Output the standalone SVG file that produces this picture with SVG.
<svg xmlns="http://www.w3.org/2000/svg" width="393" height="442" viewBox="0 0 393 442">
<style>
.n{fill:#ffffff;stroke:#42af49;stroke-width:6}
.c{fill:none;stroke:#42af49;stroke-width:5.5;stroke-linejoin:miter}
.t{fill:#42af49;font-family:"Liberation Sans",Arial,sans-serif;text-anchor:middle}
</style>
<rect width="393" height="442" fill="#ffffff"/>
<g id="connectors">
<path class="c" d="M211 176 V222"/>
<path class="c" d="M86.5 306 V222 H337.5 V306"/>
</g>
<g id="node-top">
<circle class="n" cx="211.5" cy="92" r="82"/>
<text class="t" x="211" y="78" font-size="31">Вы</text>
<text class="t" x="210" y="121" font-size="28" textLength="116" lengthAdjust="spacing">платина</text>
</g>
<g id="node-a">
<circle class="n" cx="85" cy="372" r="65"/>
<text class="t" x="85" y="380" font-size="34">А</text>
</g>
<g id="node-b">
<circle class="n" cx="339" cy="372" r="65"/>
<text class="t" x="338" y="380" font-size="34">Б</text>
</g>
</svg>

---

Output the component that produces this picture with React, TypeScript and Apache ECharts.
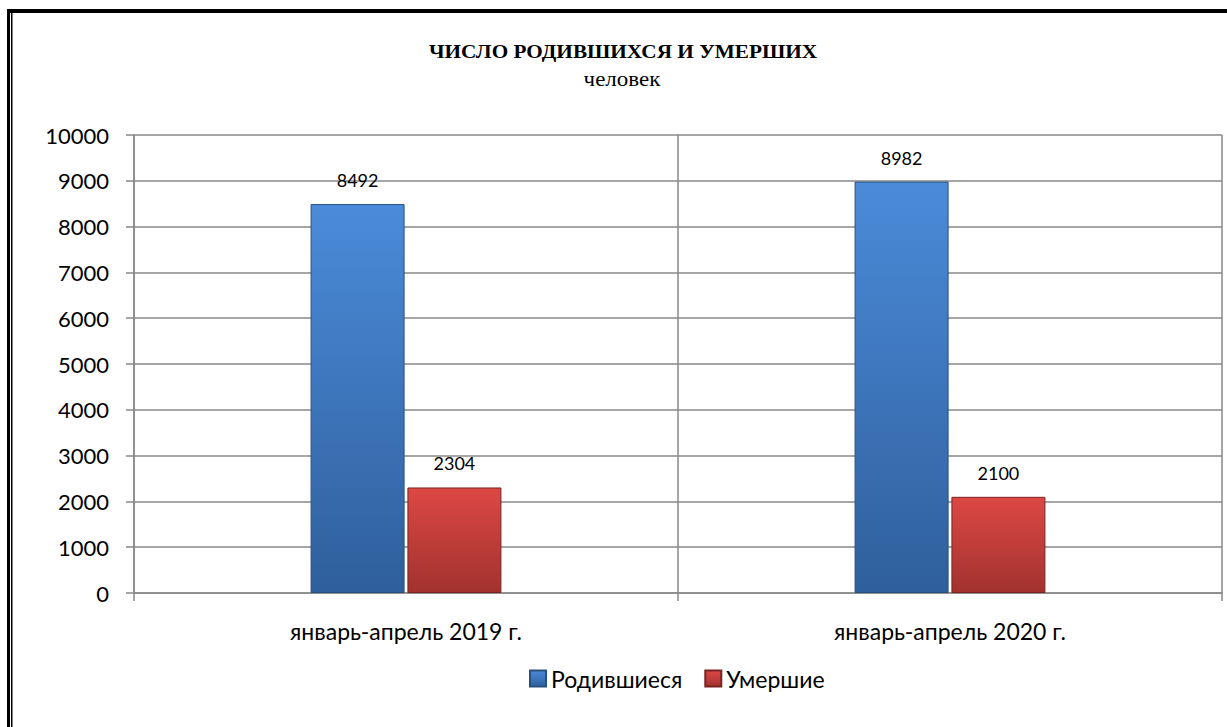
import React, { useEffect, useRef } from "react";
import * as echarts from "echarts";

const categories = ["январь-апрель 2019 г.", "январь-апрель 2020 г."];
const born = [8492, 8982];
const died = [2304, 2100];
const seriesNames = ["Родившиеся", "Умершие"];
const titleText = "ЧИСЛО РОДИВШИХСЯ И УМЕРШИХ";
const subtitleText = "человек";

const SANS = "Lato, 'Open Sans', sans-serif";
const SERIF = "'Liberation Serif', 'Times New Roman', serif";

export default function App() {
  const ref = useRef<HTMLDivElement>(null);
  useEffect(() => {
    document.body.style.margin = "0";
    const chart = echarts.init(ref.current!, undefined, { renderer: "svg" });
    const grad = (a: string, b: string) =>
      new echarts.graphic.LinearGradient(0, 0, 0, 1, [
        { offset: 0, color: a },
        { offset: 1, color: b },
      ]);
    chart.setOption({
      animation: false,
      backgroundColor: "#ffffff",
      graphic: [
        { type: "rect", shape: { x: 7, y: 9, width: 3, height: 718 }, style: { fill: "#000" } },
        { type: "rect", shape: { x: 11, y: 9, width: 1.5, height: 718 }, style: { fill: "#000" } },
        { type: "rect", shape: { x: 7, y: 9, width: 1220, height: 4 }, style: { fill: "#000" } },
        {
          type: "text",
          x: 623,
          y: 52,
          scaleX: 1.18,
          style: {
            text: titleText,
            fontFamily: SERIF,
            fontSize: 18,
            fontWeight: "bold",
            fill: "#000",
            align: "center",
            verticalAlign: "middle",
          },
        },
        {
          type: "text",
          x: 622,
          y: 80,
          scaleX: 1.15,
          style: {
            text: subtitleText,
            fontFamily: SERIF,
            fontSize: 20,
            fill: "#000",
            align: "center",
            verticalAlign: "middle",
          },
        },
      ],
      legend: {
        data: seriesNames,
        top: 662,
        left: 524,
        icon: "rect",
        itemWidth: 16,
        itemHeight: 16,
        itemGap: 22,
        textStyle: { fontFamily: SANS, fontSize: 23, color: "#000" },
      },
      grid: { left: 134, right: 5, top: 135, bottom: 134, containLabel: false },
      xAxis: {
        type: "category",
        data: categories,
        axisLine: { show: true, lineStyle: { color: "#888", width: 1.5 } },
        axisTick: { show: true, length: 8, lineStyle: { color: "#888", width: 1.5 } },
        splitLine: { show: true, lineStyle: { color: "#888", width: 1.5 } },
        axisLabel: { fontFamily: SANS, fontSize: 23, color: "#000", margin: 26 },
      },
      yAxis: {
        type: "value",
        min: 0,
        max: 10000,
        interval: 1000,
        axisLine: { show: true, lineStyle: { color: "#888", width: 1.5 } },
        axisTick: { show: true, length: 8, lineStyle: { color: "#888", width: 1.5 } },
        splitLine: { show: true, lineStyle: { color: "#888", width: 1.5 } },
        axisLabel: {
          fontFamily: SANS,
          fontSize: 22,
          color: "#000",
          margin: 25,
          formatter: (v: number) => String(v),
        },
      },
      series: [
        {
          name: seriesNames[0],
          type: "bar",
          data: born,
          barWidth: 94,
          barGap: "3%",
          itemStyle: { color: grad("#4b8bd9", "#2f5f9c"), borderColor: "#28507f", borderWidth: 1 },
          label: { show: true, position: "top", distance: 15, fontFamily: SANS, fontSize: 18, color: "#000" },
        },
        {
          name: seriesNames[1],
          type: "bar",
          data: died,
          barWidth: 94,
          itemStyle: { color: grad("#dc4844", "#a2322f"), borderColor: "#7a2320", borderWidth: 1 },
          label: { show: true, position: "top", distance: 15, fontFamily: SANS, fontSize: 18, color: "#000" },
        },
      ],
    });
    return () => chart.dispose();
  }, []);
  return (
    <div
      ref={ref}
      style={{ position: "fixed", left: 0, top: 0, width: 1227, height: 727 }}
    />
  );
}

==

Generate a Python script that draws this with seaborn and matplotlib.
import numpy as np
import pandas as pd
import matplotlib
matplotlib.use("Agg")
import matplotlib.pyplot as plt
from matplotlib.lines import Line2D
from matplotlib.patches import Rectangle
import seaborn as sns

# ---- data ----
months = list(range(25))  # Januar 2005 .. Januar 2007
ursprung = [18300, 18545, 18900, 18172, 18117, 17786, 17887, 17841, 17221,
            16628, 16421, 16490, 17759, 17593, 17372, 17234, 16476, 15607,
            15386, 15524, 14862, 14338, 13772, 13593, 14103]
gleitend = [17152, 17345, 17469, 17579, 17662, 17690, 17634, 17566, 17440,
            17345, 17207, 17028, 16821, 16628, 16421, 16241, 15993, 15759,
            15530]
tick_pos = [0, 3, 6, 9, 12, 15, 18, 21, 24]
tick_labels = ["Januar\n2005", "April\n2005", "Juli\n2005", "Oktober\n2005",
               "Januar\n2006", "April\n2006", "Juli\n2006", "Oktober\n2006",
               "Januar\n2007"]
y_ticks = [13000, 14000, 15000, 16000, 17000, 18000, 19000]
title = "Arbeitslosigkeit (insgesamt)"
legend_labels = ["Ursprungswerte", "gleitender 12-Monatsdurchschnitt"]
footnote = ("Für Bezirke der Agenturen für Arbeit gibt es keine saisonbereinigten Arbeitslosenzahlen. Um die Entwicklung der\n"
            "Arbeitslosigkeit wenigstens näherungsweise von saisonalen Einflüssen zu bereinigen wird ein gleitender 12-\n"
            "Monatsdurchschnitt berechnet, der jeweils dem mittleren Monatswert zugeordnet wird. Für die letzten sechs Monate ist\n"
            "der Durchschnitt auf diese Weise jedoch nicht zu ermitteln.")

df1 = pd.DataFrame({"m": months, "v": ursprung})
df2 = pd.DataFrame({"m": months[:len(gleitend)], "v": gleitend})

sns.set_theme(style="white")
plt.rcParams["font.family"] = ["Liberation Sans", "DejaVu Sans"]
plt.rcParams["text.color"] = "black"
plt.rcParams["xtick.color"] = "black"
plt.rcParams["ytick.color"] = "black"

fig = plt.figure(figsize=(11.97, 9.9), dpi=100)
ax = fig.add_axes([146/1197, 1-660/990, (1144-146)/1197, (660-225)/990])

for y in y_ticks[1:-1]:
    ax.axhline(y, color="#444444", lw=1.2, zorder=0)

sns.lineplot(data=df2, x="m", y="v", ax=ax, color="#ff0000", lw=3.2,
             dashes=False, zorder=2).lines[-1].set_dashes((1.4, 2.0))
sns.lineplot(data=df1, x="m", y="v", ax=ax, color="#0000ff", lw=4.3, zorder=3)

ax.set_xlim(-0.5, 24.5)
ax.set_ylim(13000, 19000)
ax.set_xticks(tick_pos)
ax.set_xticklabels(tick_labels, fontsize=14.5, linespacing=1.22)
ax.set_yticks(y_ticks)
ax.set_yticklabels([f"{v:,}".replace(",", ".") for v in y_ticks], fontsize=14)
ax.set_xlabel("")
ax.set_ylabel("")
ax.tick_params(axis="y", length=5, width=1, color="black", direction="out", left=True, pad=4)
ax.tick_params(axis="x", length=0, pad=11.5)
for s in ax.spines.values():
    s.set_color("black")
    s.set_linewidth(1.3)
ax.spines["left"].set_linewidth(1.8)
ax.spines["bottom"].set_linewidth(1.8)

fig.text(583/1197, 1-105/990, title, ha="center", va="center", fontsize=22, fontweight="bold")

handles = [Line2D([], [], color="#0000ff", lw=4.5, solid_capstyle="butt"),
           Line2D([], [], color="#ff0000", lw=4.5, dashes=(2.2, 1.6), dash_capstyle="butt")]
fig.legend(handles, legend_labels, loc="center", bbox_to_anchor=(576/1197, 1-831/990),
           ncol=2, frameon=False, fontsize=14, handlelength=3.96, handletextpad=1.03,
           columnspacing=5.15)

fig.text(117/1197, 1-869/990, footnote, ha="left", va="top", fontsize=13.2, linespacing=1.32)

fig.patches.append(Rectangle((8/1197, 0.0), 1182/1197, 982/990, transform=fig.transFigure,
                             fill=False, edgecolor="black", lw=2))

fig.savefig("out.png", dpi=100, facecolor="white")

Exercise - Your task is to retype exactly the lines from the one containing "Output the component" through the one containing "Serif', 'Times New", leaving every picture out.

Output for this exercise -
Output the component that produces this picture with React, TypeScript and Apache ECharts.
import React, { useEffect, useRef } from "react";
import * as echarts from "echarts";

const categories = ["январь-апрель 2019 г.", "январь-апрель 2020 г."];
const born = [8492, 8982];
const died = [2304, 2100];
const seriesNames = ["Родившиеся", "Умершие"];
const titleText = "ЧИСЛО РОДИВШИХСЯ И УМЕРШИХ";
const subtitleText = "человек";

const SANS = "Lato, 'Open Sans', sans-serif";
const SERIF = "'Liberation Serif', 'Times New Roman', serif";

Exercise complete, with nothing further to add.